→ **GIVEN DATA**:
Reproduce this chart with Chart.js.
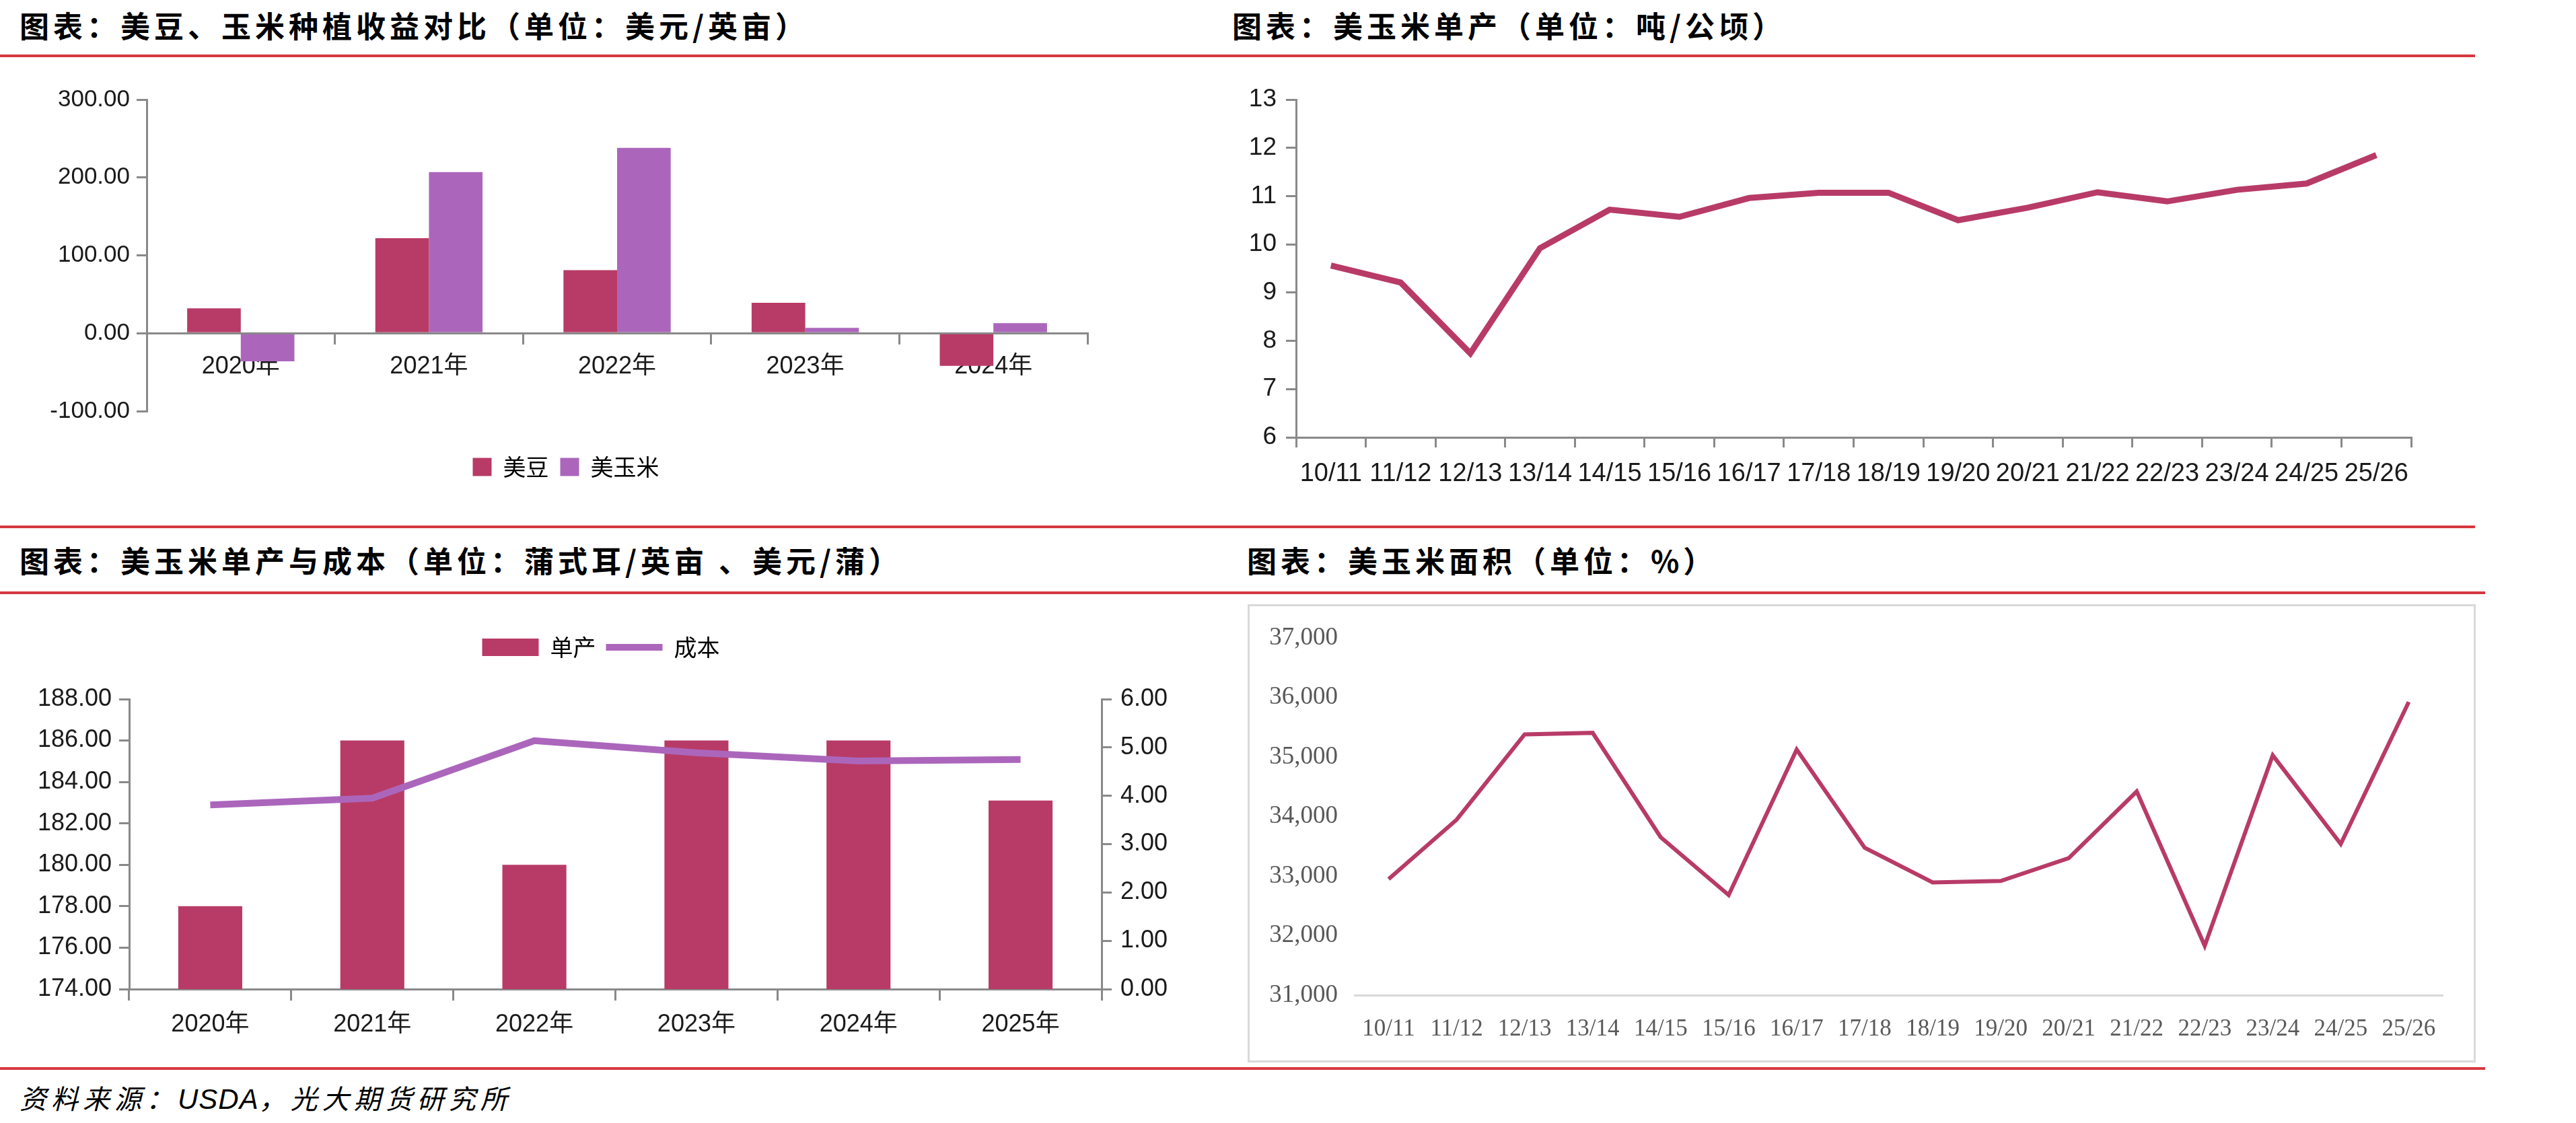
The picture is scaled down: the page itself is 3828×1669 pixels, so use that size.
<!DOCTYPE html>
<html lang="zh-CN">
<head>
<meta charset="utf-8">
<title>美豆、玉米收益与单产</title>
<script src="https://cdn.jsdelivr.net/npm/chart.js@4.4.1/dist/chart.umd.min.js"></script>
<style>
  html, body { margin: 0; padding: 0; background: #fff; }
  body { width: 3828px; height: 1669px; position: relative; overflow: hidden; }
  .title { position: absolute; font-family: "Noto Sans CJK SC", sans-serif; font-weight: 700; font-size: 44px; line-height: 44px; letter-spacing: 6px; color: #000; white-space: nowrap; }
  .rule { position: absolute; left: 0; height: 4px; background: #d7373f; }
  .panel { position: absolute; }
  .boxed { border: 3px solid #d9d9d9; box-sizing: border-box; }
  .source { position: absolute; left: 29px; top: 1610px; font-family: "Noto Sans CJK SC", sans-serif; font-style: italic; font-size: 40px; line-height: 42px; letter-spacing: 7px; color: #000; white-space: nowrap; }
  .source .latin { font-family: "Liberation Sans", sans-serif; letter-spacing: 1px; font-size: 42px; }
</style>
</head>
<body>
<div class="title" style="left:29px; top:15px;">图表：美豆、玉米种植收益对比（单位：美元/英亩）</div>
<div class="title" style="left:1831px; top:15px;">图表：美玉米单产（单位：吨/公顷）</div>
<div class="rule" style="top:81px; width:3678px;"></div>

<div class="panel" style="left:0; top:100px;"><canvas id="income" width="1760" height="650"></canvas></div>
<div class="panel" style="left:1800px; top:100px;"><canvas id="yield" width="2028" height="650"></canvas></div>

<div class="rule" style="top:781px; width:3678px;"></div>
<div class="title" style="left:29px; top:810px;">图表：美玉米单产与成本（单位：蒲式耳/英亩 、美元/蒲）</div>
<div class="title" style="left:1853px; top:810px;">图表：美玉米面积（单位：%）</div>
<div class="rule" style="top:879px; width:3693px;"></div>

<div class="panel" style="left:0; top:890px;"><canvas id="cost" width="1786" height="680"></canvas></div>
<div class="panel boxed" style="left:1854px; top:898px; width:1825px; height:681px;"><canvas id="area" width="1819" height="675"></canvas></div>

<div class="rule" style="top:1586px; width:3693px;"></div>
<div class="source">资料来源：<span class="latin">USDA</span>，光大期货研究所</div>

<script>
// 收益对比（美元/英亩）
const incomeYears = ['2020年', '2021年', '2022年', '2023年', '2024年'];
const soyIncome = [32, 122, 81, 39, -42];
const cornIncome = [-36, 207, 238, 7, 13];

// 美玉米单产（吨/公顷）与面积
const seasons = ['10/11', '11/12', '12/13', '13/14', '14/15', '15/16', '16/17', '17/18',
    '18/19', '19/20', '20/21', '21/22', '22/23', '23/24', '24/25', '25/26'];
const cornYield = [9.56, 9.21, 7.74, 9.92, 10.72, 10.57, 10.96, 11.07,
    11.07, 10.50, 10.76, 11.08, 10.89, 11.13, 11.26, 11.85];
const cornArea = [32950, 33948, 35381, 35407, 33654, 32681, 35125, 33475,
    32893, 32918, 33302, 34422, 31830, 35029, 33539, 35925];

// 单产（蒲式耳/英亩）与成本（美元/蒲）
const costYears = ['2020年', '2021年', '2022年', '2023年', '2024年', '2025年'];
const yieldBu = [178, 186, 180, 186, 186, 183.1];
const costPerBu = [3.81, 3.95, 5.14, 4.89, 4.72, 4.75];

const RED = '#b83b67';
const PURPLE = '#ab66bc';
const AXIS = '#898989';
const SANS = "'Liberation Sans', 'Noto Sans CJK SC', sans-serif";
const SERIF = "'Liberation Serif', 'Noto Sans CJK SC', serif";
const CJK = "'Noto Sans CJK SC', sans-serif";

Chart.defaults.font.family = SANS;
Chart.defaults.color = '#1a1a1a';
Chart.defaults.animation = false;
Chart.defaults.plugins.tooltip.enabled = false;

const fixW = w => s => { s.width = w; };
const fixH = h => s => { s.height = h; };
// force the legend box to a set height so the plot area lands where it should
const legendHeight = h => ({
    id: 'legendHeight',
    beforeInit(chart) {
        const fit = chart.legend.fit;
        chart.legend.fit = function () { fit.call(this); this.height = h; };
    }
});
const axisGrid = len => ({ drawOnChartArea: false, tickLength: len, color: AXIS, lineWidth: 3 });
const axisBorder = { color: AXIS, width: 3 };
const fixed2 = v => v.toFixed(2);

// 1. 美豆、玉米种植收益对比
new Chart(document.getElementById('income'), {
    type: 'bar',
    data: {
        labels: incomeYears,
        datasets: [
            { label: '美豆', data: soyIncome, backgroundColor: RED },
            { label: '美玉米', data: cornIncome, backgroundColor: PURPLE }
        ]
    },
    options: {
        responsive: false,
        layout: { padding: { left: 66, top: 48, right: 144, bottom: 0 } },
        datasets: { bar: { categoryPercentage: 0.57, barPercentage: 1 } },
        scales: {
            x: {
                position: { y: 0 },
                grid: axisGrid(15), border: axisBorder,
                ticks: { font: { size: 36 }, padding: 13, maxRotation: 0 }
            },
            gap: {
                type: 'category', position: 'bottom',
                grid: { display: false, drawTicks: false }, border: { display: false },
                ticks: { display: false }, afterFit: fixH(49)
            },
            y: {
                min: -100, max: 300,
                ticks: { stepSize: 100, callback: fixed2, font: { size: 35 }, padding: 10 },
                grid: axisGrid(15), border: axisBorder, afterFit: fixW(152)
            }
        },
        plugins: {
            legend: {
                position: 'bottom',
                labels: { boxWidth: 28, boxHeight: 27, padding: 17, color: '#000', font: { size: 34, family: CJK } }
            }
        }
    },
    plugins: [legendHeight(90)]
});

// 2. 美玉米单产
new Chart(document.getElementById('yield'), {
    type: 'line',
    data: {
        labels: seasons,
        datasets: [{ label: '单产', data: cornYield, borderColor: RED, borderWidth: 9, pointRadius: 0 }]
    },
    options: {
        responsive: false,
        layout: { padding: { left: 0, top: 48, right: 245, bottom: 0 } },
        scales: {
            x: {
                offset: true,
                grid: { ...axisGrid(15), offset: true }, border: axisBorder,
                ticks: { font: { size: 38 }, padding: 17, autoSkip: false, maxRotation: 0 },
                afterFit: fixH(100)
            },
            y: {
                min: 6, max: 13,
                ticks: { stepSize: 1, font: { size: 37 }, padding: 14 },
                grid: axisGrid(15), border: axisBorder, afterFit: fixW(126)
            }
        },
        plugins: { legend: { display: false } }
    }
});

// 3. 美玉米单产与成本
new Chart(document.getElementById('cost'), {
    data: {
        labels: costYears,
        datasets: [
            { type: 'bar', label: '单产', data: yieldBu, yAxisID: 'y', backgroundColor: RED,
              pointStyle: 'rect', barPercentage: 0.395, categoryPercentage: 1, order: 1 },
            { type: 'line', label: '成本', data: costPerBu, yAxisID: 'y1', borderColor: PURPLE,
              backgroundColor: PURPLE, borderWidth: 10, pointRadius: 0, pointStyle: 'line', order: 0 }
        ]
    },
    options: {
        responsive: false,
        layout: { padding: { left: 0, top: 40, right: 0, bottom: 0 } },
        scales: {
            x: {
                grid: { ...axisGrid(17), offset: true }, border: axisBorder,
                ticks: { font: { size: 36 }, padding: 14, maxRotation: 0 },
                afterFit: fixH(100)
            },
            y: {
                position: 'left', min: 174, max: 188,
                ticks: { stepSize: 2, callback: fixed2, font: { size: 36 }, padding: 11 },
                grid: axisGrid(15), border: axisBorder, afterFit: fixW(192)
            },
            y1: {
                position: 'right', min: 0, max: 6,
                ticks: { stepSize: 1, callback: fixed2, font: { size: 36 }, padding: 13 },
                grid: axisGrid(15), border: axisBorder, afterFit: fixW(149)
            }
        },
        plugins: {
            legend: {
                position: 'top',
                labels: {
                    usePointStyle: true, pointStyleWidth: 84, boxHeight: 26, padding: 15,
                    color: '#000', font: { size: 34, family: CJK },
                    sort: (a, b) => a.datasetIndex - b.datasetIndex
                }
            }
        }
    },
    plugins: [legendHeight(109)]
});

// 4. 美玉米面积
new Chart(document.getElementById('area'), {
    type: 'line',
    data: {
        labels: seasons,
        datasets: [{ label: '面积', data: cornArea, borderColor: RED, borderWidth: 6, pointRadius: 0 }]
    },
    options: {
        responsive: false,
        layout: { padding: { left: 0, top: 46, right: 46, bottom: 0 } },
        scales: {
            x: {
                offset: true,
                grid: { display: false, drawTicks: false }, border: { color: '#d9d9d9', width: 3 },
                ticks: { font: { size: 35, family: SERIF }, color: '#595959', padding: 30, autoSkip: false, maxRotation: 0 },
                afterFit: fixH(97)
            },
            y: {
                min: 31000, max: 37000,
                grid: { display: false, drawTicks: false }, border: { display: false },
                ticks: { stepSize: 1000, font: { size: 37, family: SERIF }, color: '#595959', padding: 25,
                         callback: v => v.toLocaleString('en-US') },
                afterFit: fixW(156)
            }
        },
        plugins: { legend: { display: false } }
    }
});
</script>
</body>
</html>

→ **OBJECTIVE**:
Starting at the line that contains "The picture is", set down every line up to and including the line that contains "const cornIncome = [-36, 207, 238, 7, 13];", exactly as given, and no other line.

→ **SOLVED EXERCISE**:
The picture is scaled down: the page itself is 3828×1669 pixels, so use that size.
<!DOCTYPE html>
<html lang="zh-CN">
<head>
<meta charset="utf-8">
<title>美豆、玉米收益与单产</title>
<script src="https://cdn.jsdelivr.net/npm/chart.js@4.4.1/dist/chart.umd.min.js"></script>
<style>
  html, body { margin: 0; padding: 0; background: #fff; }
  body { width: 3828px; height: 1669px; position: relative; overflow: hidden; }
  .title { position: absolute; font-family: "Noto Sans CJK SC", sans-serif; font-weight: 700; font-size: 44px; line-height: 44px; letter-spacing: 6px; color: #000; white-space: nowrap; }
  .rule { position: absolute; left: 0; height: 4px; background: #d7373f; }
  .panel { position: absolute; }
  .boxed { border: 3px solid #d9d9d9; box-sizing: border-box; }
  .source { position: absolute; left: 29px; top: 1610px; font-family: "Noto Sans CJK SC", sans-serif; font-style: italic; font-size: 40px; line-height: 42px; letter-spacing: 7px; color: #000; white-space: nowrap; }
  .source .latin { font-family: "Liberation Sans", sans-serif; letter-spacing: 1px; font-size: 42px; }
</style>
</head>
<body>
<div class="title" style="left:29px; top:15px;">图表：美豆、玉米种植收益对比（单位：美元/英亩）</div>
<div class="title" style="left:1831px; top:15px;">图表：美玉米单产（单位：吨/公顷）</div>
<div class="rule" style="top:81px; width:3678px;"></div>

<div class="panel" style="left:0; top:100px;"><canvas id="income" width="1760" height="650"></canvas></div>
<div class="panel" style="left:1800px; top:100px;"><canvas id="yield" width="2028" height="650"></canvas></div>

<div class="rule" style="top:781px; width:3678px;"></div>
<div class="title" style="left:29px; top:810px;">图表：美玉米单产与成本（单位：蒲式耳/英亩 、美元/蒲）</div>
<div class="title" style="left:1853px; top:810px;">图表：美玉米面积（单位：%）</div>
<div class="rule" style="top:879px; width:3693px;"></div>

<div class="panel" style="left:0; top:890px;"><canvas id="cost" width="1786" height="680"></canvas></div>
<div class="panel boxed" style="left:1854px; top:898px; width:1825px; height:681px;"><canvas id="area" width="1819" height="675"></canvas></div>

<div class="rule" style="top:1586px; width:3693px;"></div>
<div class="source">资料来源：<span class="latin">USDA</span>，光大期货研究所</div>

<script>
// 收益对比（美元/英亩）
const incomeYears = ['2020年', '2021年', '2022年', '2023年', '2024年'];
const soyIncome = [32, 122, 81, 39, -42];
const cornIncome = [-36, 207, 238, 7, 13];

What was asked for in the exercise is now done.